East Brainerd Days on Market: What a Longer Timeline Means for Sellers

East Brainerd homes can still sell well in 2026, but longer timelines are giving sellers clearer feedback on pricing, condition, and how buyers compare options across Chattanooga.

East Brainerd Chattanooga-area home with polished exterior in a practical suburban neighborhood

East Brainerd Days on Market: What a Longer Timeline Means for Sellers

Why days on market suddenly matters more in East Brainerd

East Brainerd has long appealed to Chattanooga-area buyers who want a practical balance of convenience, neighborhood feel, and access to everyday amenities without giving up too much space. That balance still matters, but in a market where buyers are more selective, one metric starts carrying more emotional weight for sellers: days on market. When homes take longer to sell, homeowners often assume something is wrong with the entire area. In reality, days on market is usually a measure of fit. It reflects how well price, condition, timing, and buyer expectations line up for a specific listing.

In East Brainerd, that fit can be especially nuanced. Buyers may be comparing your home not only with nearby neighborhoods but also with Ooltewah, Apison, Hixson, or even parts of North Georgia depending on commute and budget. They are weighing access to Hamilton Place, school considerations, traffic around Gunbarrel Road, lot size, and whether the house feels move-in ready enough to justify the payment. A listing that would have flown in a tighter market may now need stronger preparation to avoid lingering.

That is why days on market deserves close attention. It is not just a number on a dashboard. It is feedback about what buyers are perceiving in real time.

What a longer timeline does not automatically mean

If homes in East Brainerd are taking longer than they did during the fastest recent years, that does not automatically mean values are crashing or demand has disappeared. Sometimes it simply means the market is normalizing from an unusually fast period.
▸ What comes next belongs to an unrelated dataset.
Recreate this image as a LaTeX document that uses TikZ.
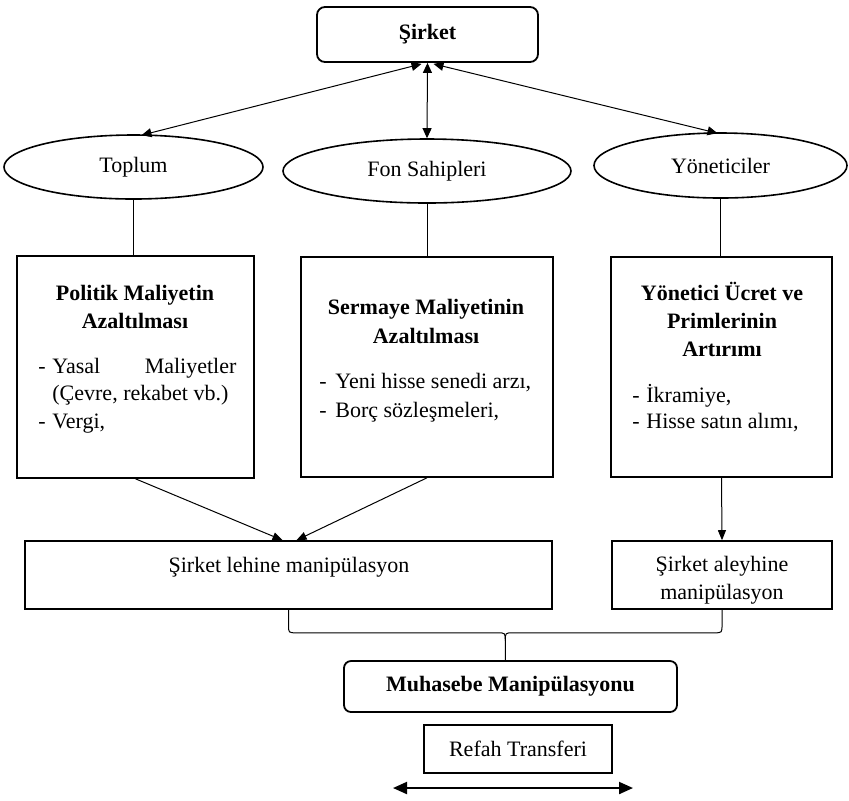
\documentclass[tikz,border=0pt]{standalone}
\usepackage{fontspec}
\setmainfont{Liberation Serif}
\usetikzlibrary{shapes.geometric,arrows.meta,calc}
\begin{document}
\begin{tikzpicture}[x=0.5pt,y=-0.5pt,
  font=\fontsize{11}{13.5}\selectfont,
  box/.style={draw, line width=0.8pt, inner sep=0pt},
  rbox/.style={draw, line width=0.9pt, rounded corners=4pt, inner sep=0pt},
  ell/.style={ellipse, draw, line width=0.8pt, inner sep=0pt},
  lbl/.style={inner sep=0pt, anchor=base},
  item/.style={inner sep=0pt, anchor=base west},
  conn/.style={line width=0.5pt},
  dbl/.style={conn, {Triangle[length=5pt,width=4.5pt]}-{Triangle[length=5pt,width=4.5pt]}},
  arr/.style={conn, -{Triangle[length=5pt,width=4pt]}},
  wide/.style={line width=1pt, {Triangle[length=7pt,width=6pt]}-{Triangle[length=7pt,width=6pt]}}
]
\useasboundingbox (0,0) rectangle (849,800);

% top
\node[rbox, minimum width=110.5pt, minimum height=27.5pt] (sirket) at (427.5,34.5) {\bfseries Şirket};

% ellipses
\node[ell, minimum width=129.5pt, minimum height=32pt] (top) at (133.5,167) {Toplum};
\node[ell, minimum width=144pt, minimum height=32pt] (fon) at (427,171) {Fon Sahipleri};
\node[ell, minimum width=126.5pt, minimum height=32.5pt] (yon) at (720.5,165.5) {Yöneticiler};

% three boxes
\node[box, minimum width=118.5pt, minimum height=111pt] (b1) at (135.5,367) {};
\node[box, minimum width=126pt, minimum height=110pt] (b2) at (427,367) {};
\node[box, minimum width=110.5pt, minimum height=110pt] (b3) at (721.5,367) {};

% box 1 text
\node[lbl] (t1a) at (135,300) {\bfseries Politik Maliyetin};
\node[lbl] (t1b) at (135,328) {\bfseries Azaltılması};
\node[item] (t1c) at (38,373) {\makebox[7pt][l]{-}\hbox to 92pt{Yasal\hfill Maliyetler}};
\node[item] (t1d) at (52,400) {(Çevre, rekabet vb.)};
\node[item] (t1e) at (38,428) {\makebox[7pt][l]{-}Vergi,};

% box 2 text
\node[lbl] (t2a) at (426,314) {\bfseries Sermaye Maliyetinin};
\node[lbl] (t2b) at (426,343) {\bfseries Azaltılması};
\node[item] (t2c) at (319,388) {\makebox[8pt][l]{-}Yeni hisse senedi arzı,};
\node[item] (t2d) at (319,417) {\makebox[8pt][l]{-}Borç sözleşmeleri,};

% box 3 text
\node[lbl] (t3a) at (722,300) {\bfseries Yönetici Ücret ve};
\node[lbl] (t3b) at (722,328) {\bfseries Primlerinin};
\node[lbl] (t3c) at (722,356) {\bfseries Artırımı};
\node[item] (t3d) at (632,402) {\makebox[7pt][l]{-}İkramiye,};
\node[item] (t3e) at (632,428) {\makebox[7pt][l]{-}Hisse satın alımı,};

% manipulation boxes
\node[box, minimum width=263.5pt, minimum height=34pt] (leh) at (288.5,575) {};
\node[lbl] (lehtxt) at (289,572) {Şirket lehine manipülasyon};
\node[box, minimum width=110pt, minimum height=34pt] (aley) at (722,575) {};
\node[lbl] (aleya) at (722,571) {Şirket aleyhine};
\node[lbl] (aleyb) at (722,599) {manipülasyon};

% bottom boxes
\node[rbox, rounded corners=3.5pt, minimum width=166.5pt, minimum height=25.5pt] (muh) at (510.5,686.5) {\bfseries Muhasebe Manipülasyonu};
\node[box, minimum width=94pt, minimum height=24pt] (ref) at (518,749) {Refah Transferi};

% connectors top
\draw[dbl] ($(sirket.south)+(-6,1)$) -- ($(top.north)+(8,1)$);
\draw[dbl] (sirket.south) -- (fon.north);
\draw[dbl] ($(sirket.south)+(6,1)$) -- ($(yon.north)+(-3,1)$);

% vertical lines
\draw[conn] (top.south) -- (top.south |- b1.north);
\draw[conn] (fon.south) -- (fon.south |- b2.north);
\draw[conn] (yon.south) -- ($(yon.south |- b3.north)$);

% converging arrows
\draw[arr] (b1.south) -- ($(leh.north)+(-6,0)$);
\draw[arr] (b2.south) -- ($(leh.north)+(8,0)$);
\draw[arr] (b3.south) -- (aley.north);

% brace
\coordinate (bm) at ($(leh.south)!0.5!(aley.south)+(0,23)$);
\draw[conn] (leh.south) -- ($(leh.south)+(0,15)$)
  .. controls ($(leh.south)+(0,23)$) .. ($(leh.south)+(8,23)$)
  -- ($(bm)+(-8,0)$) .. controls (bm) .. ($(bm)+(0,8)$)
  -- (bm |- muh.north);
\draw[conn] (aley.south) -- ($(aley.south)+(0,15)$)
  .. controls ($(aley.south)+(0,23)$) .. ($(aley.south)+(-8,23)$)
  -- ($(bm)+(8,0)$) .. controls (bm) .. ($(bm)+(0,8)$);

% welfare transfer arrow
\coordinate (ra) at (393,788);
\coordinate (rb) at (633,788);
\draw[wide] (ra) -- (rb);
\end{tikzpicture}
\end{document}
Buyers have regained some breathing room. They can visit more homes, compare more carefully, and negotiate with less panic. That is not catastrophic. It is a different rhythm.

For sellers, the danger is overreacting in either direction. Some cling to last cycle expectations and become frustrated when the first weekend does not deliver multiple offers. Others assume they must slash the price immediately at the first sign of slower traffic. Both reactions can be costly. A slightly longer timeline can still produce a good outcome if the listing is positioned well and the seller stays disciplined.

The practical question is not whether a home takes a few more days to sell than it used to. The question is whether it is performing reasonably against comparable homes in East Brainerd right now. If the answer is yes, patience may be part of the strategy. If the answer is no, the market is signaling that something needs adjustment.

The East Brainerd buyer comparison set

Buyers in East Brainerd often shop broadly because the Chattanooga metro offers several distinct but accessible alternatives. A family may compare a traditional brick home near East Brainerd Road with newer construction in Apison, a larger lot in Ooltewah, or a different price point in Hixson. A professional commuting toward downtown Chattanooga may weigh drive time differently than someone working near Volkswagen or Amazon facilities. These cross-market comparisons shape days on market because buyers are not evaluating your home in isolation.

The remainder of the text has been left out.